At the end of last year as we were transitioning into this one. All the hand-wringing was about a possible rate hike in June based on the improving data. Now that data showed (to both the Fed. as well as demanded by Wall Street) June needed to be off the table and Sept. is more likely of a probability. (key word again – “probability”)
Some interject another reason for no hike at this past meeting was in reaction to the whole Greece thing, and the impending possible ramifications. However, we’re also told (by nearly every next in rotation fund manager on TV or radio) the impact to the U.S. for anything Greece related would be near nil for “We’re just not that exposed.”

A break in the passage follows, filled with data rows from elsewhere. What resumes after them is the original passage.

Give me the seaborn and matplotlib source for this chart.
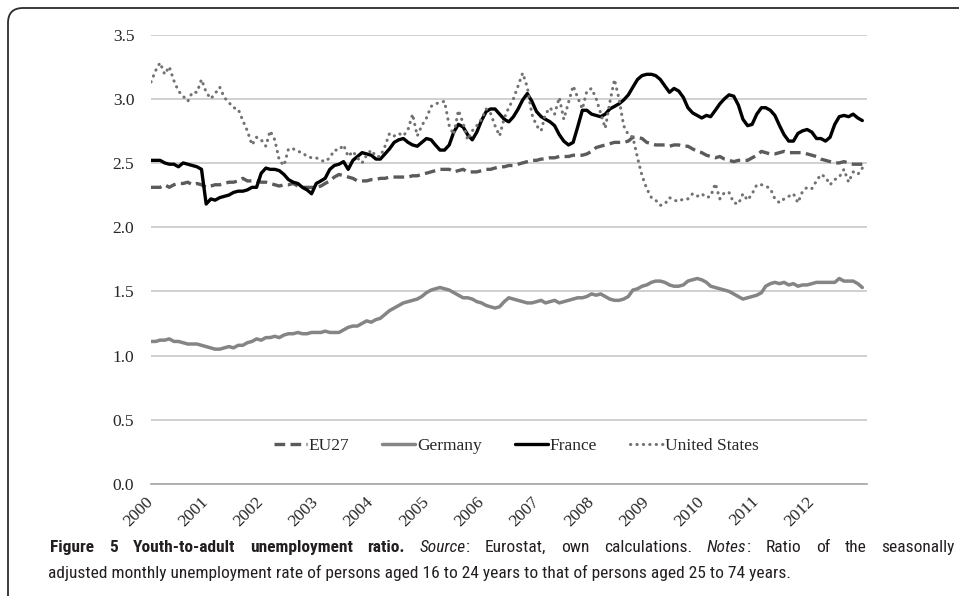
# ======================
# Import Libraries
# ======================

import pandas as pd
import matplotlib
matplotlib.use("Agg")
import matplotlib.pyplot as plt
from matplotlib.patches import FancyBboxPatch
from matplotlib.font_manager import fontManager
import seaborn as sns

# ======================
# Data (monthly, Jan 2000 - Dec 2012)
# ======================

eu27 = [
    2.31, 2.31, 2.31, 2.33, 2.31, 2.33, 2.34, 2.34, 2.35, 2.33, 2.34, 2.33,
    2.31, 2.32, 2.33, 2.33, 2.34, 2.35, 2.35, 2.36, 2.38, 2.36, 2.36, 2.36,
    2.35, 2.35, 2.34, 2.33, 2.32, 2.33, 2.33, 2.34, 2.32, 2.31, 2.31, 2.31,
    2.31, 2.32, 2.34, 2.36, 2.39, 2.41, 2.40, 2.39, 2.38, 2.36, 2.36, 2.36,
    2.37, 2.37, 2.38, 2.38, 2.39, 2.39, 2.39, 2.39, 2.39, 2.40, 2.40, 2.41,
    2.42, 2.43, 2.44, 2.45, 2.45, 2.45, 2.43, 2.44, 2.45, 2.43, 2.43, 2.43,
    2.44, 2.45, 2.45, 2.46, 2.47, 2.47, 2.48, 2.48, 2.49, 2.50, 2.51, 2.52,
    2.52, 2.53, 2.53, 2.54, 2.54, 2.55, 2.55, 2.55, 2.56, 2.56, 2.56, 2.57,
    2.59, 2.62, 2.63, 2.64, 2.65, 2.66, 2.66, 2.66, 2.67, 2.70, 2.70, 2.69,
    2.66, 2.65, 2.64, 2.64, 2.64, 2.63, 2.64, 2.64, 2.63, 2.63, 2.61, 2.59,
    2.58, 2.56, 2.55, 2.54, 2.55, 2.53, 2.52, 2.51, 2.52, 2.52, 2.52, 2.54,
    2.56, 2.59, 2.58, 2.57, 2.57, 2.58, 2.59, 2.58, 2.58, 2.58, 2.58, 2.57,
    2.56, 2.55, 2.53, 2.52, 2.51, 2.50, 2.50, 2.51, 2.50, 2.49, 2.49, 2.49,
]

germany = [
    1.11, 1.11, 1.12, 1.12, 1.13, 1.11, 1.11, 1.10, 1.09, 1.09, 1.09, 1.08,
    1.07, 1.06, 1.05, 1.05, 1.06, 1.07, 1.06, 1.08, 1.08, 1.10, 1.11, 1.13,
    1.12, 1.14, 1.14, 1.15, 1.14, 1.16, 1.17, 1.17, 1.18, 1.17, 1.17, 1.18,
    1.18, 1.18, 1.19, 1.18, 1.18, 1.18, 1.20, 1.22, 1.23, 1.23, 1.25, 1.27,
    1.26, 1.28, 1.29, 1.32, 1.35, 1.37, 1.39, 1.41, 1.42, 1.43, 1.44, 1.46,
    1.49, 1.51, 1.52, 1.53, 1.52, 1.51, 1.49, 1.47, 1.45, 1.45, 1.44, 1.42,
    1.41, 1.39, 1.38, 1.37, 1.38, 1.42, 1.45, 1.44, 1.43, 1.42, 1.41, 1.41,
    1.42, 1.43, 1.41, 1.42, 1.43, 1.41, 1.42, 1.43, 1.44, 1.45, 1.45, 1.46,
    1.48, 1.47, 1.48, 1.46, 1.44, 1.43, 1.43, 1.44, 1.46, 1.51, 1.52, 1.54,
    1.55, 1.57, 1.58, 1.58, 1.57, 1.55, 1.54, 1.54, 1.55, 1.58, 1.59, 1.60,
    1.59, 1.57, 1.54, 1.53, 1.52, 1.51, 1.50, 1.48, 1.46, 1.44, 1.45, 1.46,
    1.47, 1.49, 1.54, 1.56, 1.57, 1.56, 1.57, 1.55, 1.56, 1.54, 1.55, 1.55,
    1.56, 1.57, 1.57, 1.57, 1.57, 1.57, 1.60, 1.58, 1.58, 1.58, 1.56, 1.53,
]

france = [
    2.52, 2.52, 2.52, 2.50, 2.49, 2.49, 2.47, 2.50, 2.49, 2.48, 2.47, 2.45,
    2.18, 2.22, 2.21, 2.23, 2.24, 2.25, 2.27, 2.28, 2.28, 2.29, 2.31, 2.31,
    2.42, 2.46, 2.45, 2.45, 2.44, 2.41, 2.37, 2.35, 2.34, 2.31, 2.29, 2.26,
    2.34, 2.36, 2.38, 2.45, 2.48, 2.49, 2.51, 2.45, 2.52, 2.55, 2.58, 2.57,
    2.56, 2.53, 2.53, 2.57, 2.61, 2.66, 2.68, 2.69, 2.66, 2.64, 2.63, 2.66,
    2.69, 2.68, 2.64, 2.60, 2.60, 2.64, 2.74, 2.80, 2.78, 2.72, 2.68, 2.74,
    2.83, 2.90, 2.92, 2.92, 2.88, 2.84, 2.82, 2.86, 2.92, 2.99, 3.04, 2.98,
    2.90, 2.86, 2.84, 2.82, 2.79, 2.72, 2.67, 2.64, 2.66, 2.78, 2.91, 2.91,
    2.88, 2.87, 2.86, 2.88, 2.92, 2.94, 2.96, 2.99, 3.03, 3.09, 3.15, 3.18,
    3.19, 3.19, 3.18, 3.15, 3.10, 3.05, 3.08, 3.06, 3.01, 2.93, 2.89, 2.87,
    2.85, 2.87, 2.86, 2.91, 2.96, 3.00, 3.03, 3.02, 2.95, 2.84, 2.79, 2.80,
    2.88, 2.93, 2.93, 2.91, 2.87, 2.79, 2.72, 2.67, 2.67, 2.73, 2.75, 2.76,
    2.74, 2.69, 2.69, 2.67, 2.70, 2.80, 2.86, 2.87, 2.86, 2.88, 2.85, 2.83,
]

united_states = [
    3.13, 3.22, 3.28, 3.19, 3.25, 3.14, 3.06, 3.02, 2.98, 3.05, 3.05, 3.15,
    3.05, 3.00, 3.04, 3.09, 3.01, 2.97, 2.93, 2.92, 2.83, 2.75, 2.64, 2.70,
    2.68, 2.63, 2.75, 2.68, 2.52, 2.48, 2.61, 2.61, 2.59, 2.58, 2.55, 2.54,
    2.54, 2.52, 2.51, 2.54, 2.60, 2.60, 2.64, 2.55, 2.59, 2.54, 2.50, 2.56,
    2.60, 2.55, 2.55, 2.63, 2.73, 2.71, 2.73, 2.71, 2.76, 2.88, 2.71, 2.79,
    2.85, 2.94, 2.96, 2.97, 2.98, 2.79, 2.72, 2.91, 2.81, 2.68, 2.75, 2.79,
    2.84, 2.92, 2.89, 2.79, 2.71, 2.85, 2.93, 3.00, 3.10, 3.20, 3.09, 2.88,
    2.79, 2.75, 2.88, 2.93, 2.88, 3.01, 2.84, 2.97, 3.10, 3.01, 2.92, 3.06,
    3.08, 3.00, 2.89, 2.77, 2.97, 3.15, 3.00, 2.79, 2.72, 2.70, 2.54, 2.40,
    2.30, 2.23, 2.21, 2.17, 2.18, 2.23, 2.21, 2.20, 2.22, 2.22, 2.26, 2.24,
    2.26, 2.23, 2.24, 2.34, 2.22, 2.27, 2.27, 2.19, 2.18, 2.26, 2.21, 2.26,
    2.33, 2.33, 2.32, 2.30, 2.22, 2.19, 2.22, 2.24, 2.26, 2.19, 2.28, 2.31,
    2.30, 2.36, 2.41, 2.39, 2.33, 2.37, 2.39, 2.45, 2.35, 2.43, 2.41, 2.46,
]

year_labels = [str(y) for y in range(2000, 2013)]
y_ticks = [0.0, 0.5, 1.0, 1.5, 2.0, 2.5, 3.0, 3.5]

dates = pd.date_range("2000-01-01", periods=len(france), freq="MS")
df = pd.DataFrame({
    "date": dates,
    "EU27": eu27,
    "Germany": germany,
    "France": france,
    "United States": united_states,
})

# ======================
# Figure setup
# ======================

sns.set_style("white")
plt.rcParams["font.family"] = ["Liberation Serif", "DejaVu Serif"]

W, H = 959, 596
fig = plt.figure(figsize=(W / 100, H / 100), dpi=100)
ax = fig.add_axes([151 / W, 1 - 484 / H, (867 - 151) / W, (484 - 34.5) / H])

# ======================
# Lines
# ======================

sns.lineplot(data=df, x="date", y="EU27", ax=ax, color="#5b5b5b", lw=2.4,
             linestyle=(0, (3.2, 1.6)), errorbar=None, label="EU27")
sns.lineplot(data=df, x="date", y="Germany", ax=ax, color="#858585", lw=2.5,
             errorbar=None, label="Germany")
sns.lineplot(data=df, x="date", y="France", ax=ax, color="#000000", lw=2.4,
             errorbar=None, label="France")
sns.lineplot(data=df, x="date", y="United States", ax=ax, color="#727272",
             lw=2.2, linestyle=(0, (0.1, 2.0)), dash_capstyle="round",
             errorbar=None, label="United States")

# ======================
# Axes styling
# ======================

ax.set_ylim(0, 3.5)
ax.set_yticks(y_ticks)
ax.set_yticklabels([f"{v:.1f}" for v in y_ticks])

x_ticks = pd.date_range("2000-01-01", "2013-01-01", freq="YS")
ax.set_xlim(x_ticks[0], x_ticks[-1])
ax.set_xticks(x_ticks)
ax.set_xticklabels(year_labels + [""])
for lbl in ax.get_xticklabels():
    lbl.set_rotation(45)
    lbl.set_ha("right")
    lbl.set_va("center")
    lbl.set_rotation_mode("anchor")

ax.set_xlabel("")
ax.set_ylabel("")

ax.tick_params(axis="x", length=4, width=1, color="#a6a6a6", pad=7,
               labelsize=12.5)
ax.tick_params(axis="y", length=0, pad=12, labelsize=12.5)

for side in ["left", "top", "right"]:
    ax.spines[side].set_visible(False)
ax.spines["bottom"].set_color("#a6a6a6")
ax.spines["bottom"].set_linewidth(1.2)

ax.yaxis.grid(True, color="#c3c3c3", lw=1.1)
ax.xaxis.grid(False)
ax.set_axisbelow(True)

ax.legend(loc="center", bbox_to_anchor=(0.51, 0.085), ncol=4, frameon=False,
          handlelength=1.9, handletextpad=0.1, columnspacing=1.9,
          fontsize=12.5)

# ======================
# Frame around the figure
# ======================

frame = FancyBboxPatch((0.08, -1.0), 12.0, H / 100 - 0.08 + 1.0,
                       boxstyle="round,pad=0,rounding_size=0.15",
                       transform=fig.dpi_scale_trans, fill=False,
                       ec="#2b2b2b", lw=1.3)
fig.add_artist(frame)

# ======================
# Caption (first line justified, like the journal layout)
# ======================

installed = {f.name for f in fontManager.ttflist}
cap_family = "Liberation Sans"
for name in ["Liberation Sans Narrow", "Roboto Condensed", "Open Sans Condensed"]:
    if name in installed:
        cap_family = name
        break

renderer = fig.canvas.get_renderer()


def text_width(s, size, **kw):
    t = fig.text(0, 0, s, fontsize=size, family=cap_family, **kw)
    w = t.get_window_extent(renderer).width
    t.remove()
    return w


line2 = ("adjusted monthly unemployment rate of persons aged 16 to 24 "
         "years to that of persons aged 25 to 74 years.")
cap_size = 11 * 737 / text_width(line2, 11)

B = {"weight": "bold"}
I = {"style": "italic"}
R = {}
line1_words = [
    [("Figure", B)], [("5", B)], [("Youth-to-adult", B)],
    [("unemployment", B)], [("ratio.", B)],
    [("Source", I), (":", R)], [("Eurostat,", R)], [("own", R)],
    [("calculations.", R)], [("Notes", I), (":", R)], [("Ratio", R)],
    [("of", R)], [("the", R)], [("seasonally", R)],
]

x_left, x_right = 50, 955
word_widths = [sum(text_width(s, cap_size, **st) for s, st in w)
               for w in line1_words]
gap = (x_right - x_left - sum(word_widths)) / (len(line1_words) - 1)

x = x_left
for word, ww in zip(line1_words, word_widths):
    xx = x
    for s, st in word:
        fig.text(xx / W, 1 - 552 / H, s, fontsize=cap_size,
                 family=cap_family, va="baseline", ha="left",
                 color="#231f20", **st)
        xx += text_width(s, cap_size, **st)
    x += ww + gap

fig.text(48 / W, 1 - 578 / H, line2, fontsize=cap_size, family=cap_family,
         va="baseline", ha="left", color="#231f20")

fig.savefig("out.png", dpi=100)
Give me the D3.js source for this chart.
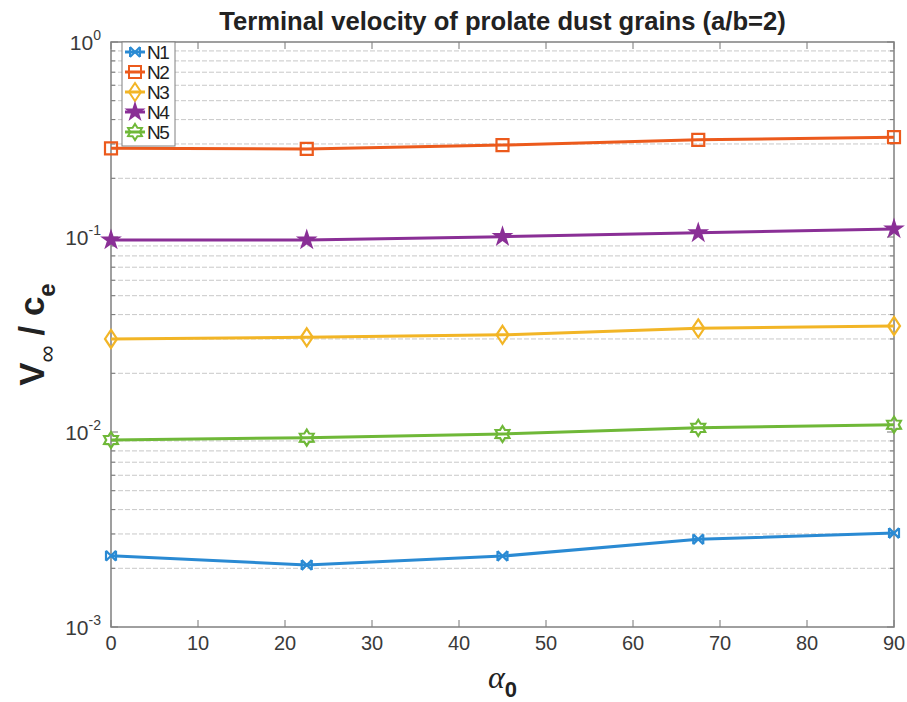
<!DOCTYPE html>
<html>
<head>
<meta charset="utf-8">
<script src="https://cdn.jsdelivr.net/npm/d3@7"></script>
<style>
  html, body { margin: 0; padding: 0; background: #fff; }
  svg { display: block; font-family: "Liberation Sans", Arial, sans-serif; }
</style>
</head>
<body>
<div id="chart"></div>
<script>
const W = 907, H = 702;
const MARGIN = { top: 42, right: 13, bottom: 75, left: 111 };
const TITLE_WIDTH = 567;

// data
const alpha = [0, 22.5, 45, 67.5, 90];
const seriesNames = ["N1", "N2", "N3", "N4", "N5"];
const N1 = [0.00232, 0.00208, 0.00231, 0.00282, 0.00303];
const N2 = [0.285, 0.283, 0.296, 0.315, 0.325];
const N3 = [0.0300, 0.0306, 0.0315, 0.0340, 0.0350];
const N4 = [0.0965, 0.0965, 0.1004, 0.105, 0.110];
const N5 = [0.0091, 0.00935, 0.00977, 0.0105, 0.0109];
const colors = ["#2a8ad3", "#ec5a1c", "#f2b526", "#8a2f96", "#6fb838"];
const xTicks = [0, 10, 20, 30, 40, 50, 60, 70, 80, 90];
const yMajor = [1e-3, 1e-2, 1e-1, 1];

const series = [N1, N2, N3, N4, N5];

const svg = d3.select("#chart").append("svg")
  .attr("width", W).attr("height", H)
  .attr("viewBox", `0 0 ${W} ${H}`);

const x = d3.scaleLinear().domain([0, 90]).range([MARGIN.left, W - MARGIN.right]);
const y = d3.scaleLog().domain([1e-3, 1]).range([H - MARGIN.bottom, MARGIN.top]);
const [x0, x1] = x.range();
const [y0, y1] = y.range();

// minor grid lines (dashed) at 2..9 of each decade
const minor = [];
for (let e = -3; e < 0; e++) for (let m = 2; m <= 9; m++) minor.push(m * Math.pow(10, e));

svg.append("g").selectAll("line")
  .data(minor)
  .join("line")
  .attr("x1", x0).attr("x2", x1)
  .attr("y1", d => y(d)).attr("y2", d => y(d))
  .attr("stroke", "#c8c8c8")
  .attr("stroke-width", 1)
  .attr("stroke-dasharray", "5,2");

// ticks (inside, both sides)
const tickG = svg.append("g").attr("stroke", "#777").attr("stroke-width", 1);
xTicks.forEach(t => {
  tickG.append("line").attr("x1", x(t)).attr("x2", x(t)).attr("y1", y0).attr("y2", y0 - 7);
  tickG.append("line").attr("x1", x(t)).attr("x2", x(t)).attr("y1", y1).attr("y2", y1 + 7);
});
yMajor.forEach(t => {
  tickG.append("line").attr("x1", x0).attr("x2", x0 + 7).attr("y1", y(t)).attr("y2", y(t));
  tickG.append("line").attr("x1", x1).attr("x2", x1 - 7).attr("y1", y(t)).attr("y2", y(t));
});
minor.forEach(t => {
  tickG.append("line").attr("x1", x0).attr("x2", x0 + 4).attr("y1", y(t)).attr("y2", y(t));
  tickG.append("line").attr("x1", x1).attr("x2", x1 - 4).attr("y1", y(t)).attr("y2", y(t));
});

// axes box
svg.append("rect")
  .attr("x", x0).attr("y", y1)
  .attr("width", x1 - x0).attr("height", y0 - y1)
  .attr("fill", "none")
  .attr("stroke", "#808080")
  .attr("stroke-width", 1.5);

// x tick labels
svg.append("g").selectAll("text")
  .data(xTicks)
  .join("text")
  .attr("x", d => x(d))
  .attr("y", y0 + 23)
  .attr("text-anchor", "middle")
  .attr("font-size", 20)
  .attr("fill", "#3a3a3a")
  .text(d => d);

// y tick labels 10^k
const yLab = svg.append("g").attr("fill", "#3a3a3a");
yMajor.forEach(t => {
  const e = Math.round(Math.log10(t));
  const txt = yLab.append("text")
    .attr("x", x0 - 10)
    .attr("y", y(t) + 8)
    .attr("text-anchor", "end")
    .attr("font-size", 21);
  txt.append("tspan").text("10");
  txt.append("tspan").attr("dy", -10).attr("font-size", 14).text(e);
});

// markers
const markerPath = [
  "M-5,-5L5,5M-5,5L5,-5M-5,-5L-5,5M5,-5L5,5",
  "M-6,-6H6V6H-6Z",
  "M0,-9L6,0L0,9L-6,0Z",
  d3.symbol(d3.symbolStar, 70)(),
  (() => {
    const pts = [];
    for (let i = 0; i < 12; i++) {
      const r = i % 2 === 0 ? 8 : 4.8;
      const a = -Math.PI / 2 + i * Math.PI / 6;
      pts.push([r * Math.cos(a), r * Math.sin(a)]);
    }
    return "M" + pts.map(p => p.join(",")).join("L") + "Z";
  })()
];

const line = d3.line().x((d, i) => x(alpha[i])).y(d => y(d));

series.forEach((vals, k) => {
  const g = svg.append("g");
  g.append("path")
    .attr("d", line(vals))
    .attr("fill", "none")
    .attr("stroke", colors[k])
    .attr("stroke-width", 3);
  g.selectAll("path.m")
    .data(vals)
    .join("path")
    .attr("class", "m")
    .attr("transform", (d, i) => `translate(${x(alpha[i])},${y(d)})`)
    .attr("d", markerPath[k])
    .attr("fill", k === 3 ? colors[k] : "none")
    .attr("stroke", colors[k])
    .attr("stroke-width", 2.2);
});

// legend
const legend = svg.append("g");
legend.append("rect")
  .attr("x", 122).attr("y", y1)
  .attr("width", 53).attr("height", 104)
  .attr("fill", "#fff")
  .attr("stroke", "#808080")
  .attr("stroke-width", 1);
seriesNames.forEach((name, k) => {
  const ly = 52 + k * 20;
  legend.append("line")
    .attr("x1", 125).attr("x2", 145).attr("y1", ly).attr("y2", ly)
    .attr("stroke", colors[k]).attr("stroke-width", 3);
  legend.append("path")
    .attr("transform", `translate(135,${ly})`)
    .attr("d", markerPath[k])
    .attr("fill", k === 3 ? colors[k] : "none")
    .attr("stroke", colors[k])
    .attr("stroke-width", 2);
  legend.append("text")
    .attr("x", 147).attr("y", ly + 7)
    .attr("font-size", 19)
    .attr("letter-spacing", -1.5)
    .attr("fill", "#222")
    .text(name);
});

// title, sized to the reference's width
const title = svg.append("text")
  .attr("x", (x0 + x1) / 2)
  .attr("y", 30)
  .attr("text-anchor", "middle")
  .attr("font-weight", "bold")
  .attr("font-size", 20)
  .attr("fill", "#222")
  .text("Terminal velocity of prolate dust grains (a/b=2)");
const tw = title.node().getComputedTextLength();
if (tw > 0) title.attr("font-size", 20 * TITLE_WIDTH / tw);

// x label: alpha_0
const xl = svg.append("text")
  .attr("x", (x0 + x1) / 2)
  .attr("y", 688)
  .attr("text-anchor", "middle")
  .attr("fill", "#222");
xl.append("tspan").attr("font-family", "'Liberation Serif', serif").attr("font-style", "italic").attr("font-size", 32).text("α");
xl.append("tspan").attr("dy", 9).attr("font-weight", "bold").attr("font-size", 22).text("0");

// y label: V_inf / c_e
const ylab = svg.append("text")
  .attr("transform", `translate(44,${(y0 + y1) / 2}) rotate(-90)`)
  .attr("text-anchor", "middle")
  .attr("font-weight", "bold")
  .attr("font-size", 35)
  .attr("fill", "#222");
ylab.append("tspan").text("V");
ylab.append("tspan").attr("dy", 11).attr("font-size", 24).attr("font-weight", "normal").text("∞");
ylab.append("tspan").attr("dy", -11).text(" / c");
ylab.append("tspan").attr("dy", 11).attr("font-size", 24).text("e");
</script>
</body>
</html>
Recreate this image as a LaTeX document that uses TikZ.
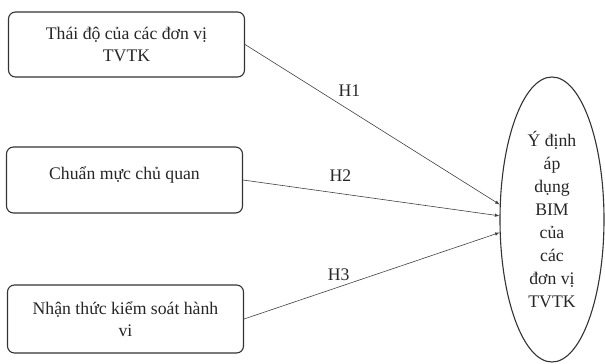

Let’s see: The Federal Reserve does have limited exposure I guess. I mean, they only deal directly with “a few” European banks like those that are listed on the coveted “primary dealer” list. But is it lost on this so-called “smart crowd” those lowly few just happen to be the biggest banks in all of Europe! With probable derivative exposure of countless trillions of not only €uros, but Lord knows what else.
Yeah, I guess they’re right. Nothing to see here. Move along, thanks for coming by! It’s not like our banks or markets may have intermingling exposure of trade derivatives, currency swaps, or anything like that I guess. What could possibly go wrong?!
Talk about convoluted, nonsensical logic chains. And we’re referred to as “idiots” if/when we refuse to accept such nonsense as fact!
So now I guess the question still remains: How does any Ivory Tower prognosticator, or Wall Street talking head, square all these circles?
Simple – they don’t. They just act as if it they didn’t or won’t happen. Or, just continue to act as if we’re too dumb to answer.
This is complacency, idiocy, and more – all turned up to 11!